Often times when I sit here to write, nothing seems that engaging that I want to write about. Either not that engaging or too engaging to want to bother with. I need to write about privacy laws in the United States and WikiLeaks and espionage and all of that, for example. I could begin writing my pages for critiquing on Tuesday, but somehow I don't want to, not yet. I could go back and edit Alejandro. It needs to be done. But I don't want to do that either.
It would be nice to be able to just sit down and let the words flow like the enthusiasm of a nice spring creek. That doesn't happen often, if at all. I don't have that gift of gab that some people seem to have, or at least, I haven't nurtured it. Also, on that note, I think I've talked myself into thinking that it is too late to nurture it or anything like it. That's probably a false assumption, pure laziness, but I guess it's one I mostly accept.

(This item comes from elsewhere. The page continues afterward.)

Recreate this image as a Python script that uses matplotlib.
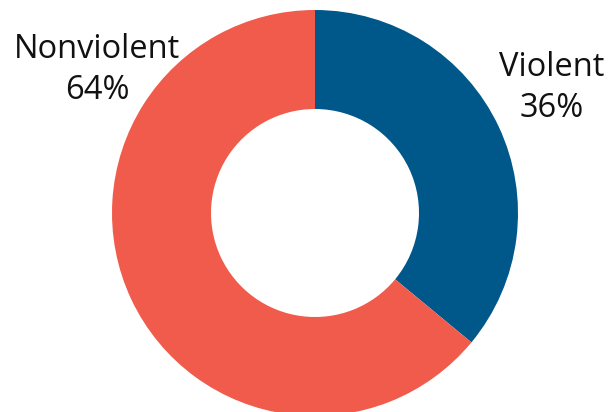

It's getting late. The sun is either set or off in the western sky where I can't see it or its effects. It isn't dark out, but it's getting there.
Off in the still-barren oak trees, a magpie sits above the entire oak tree forest and watches for a few minutes, that he sails down, down, fast and controlled. Not stuck in his flight or correction on words or thoughts like me.
Pretty soon some of the closer magpies are squawking at each other before it's too late to squawk much and they retire for the night. It always makes me wonder where they sit during the darkness. They are still busy, fighting over something, arguing like they do. I also hear the distant traffic along the highway down below, people coming and going on a Friday night, people younger than I, with more energy, with more going on.
Someday, maybe, my thoughts would be so rambling and insecure. Maybe. There are plenty of people out there to admire who are much more organized than me.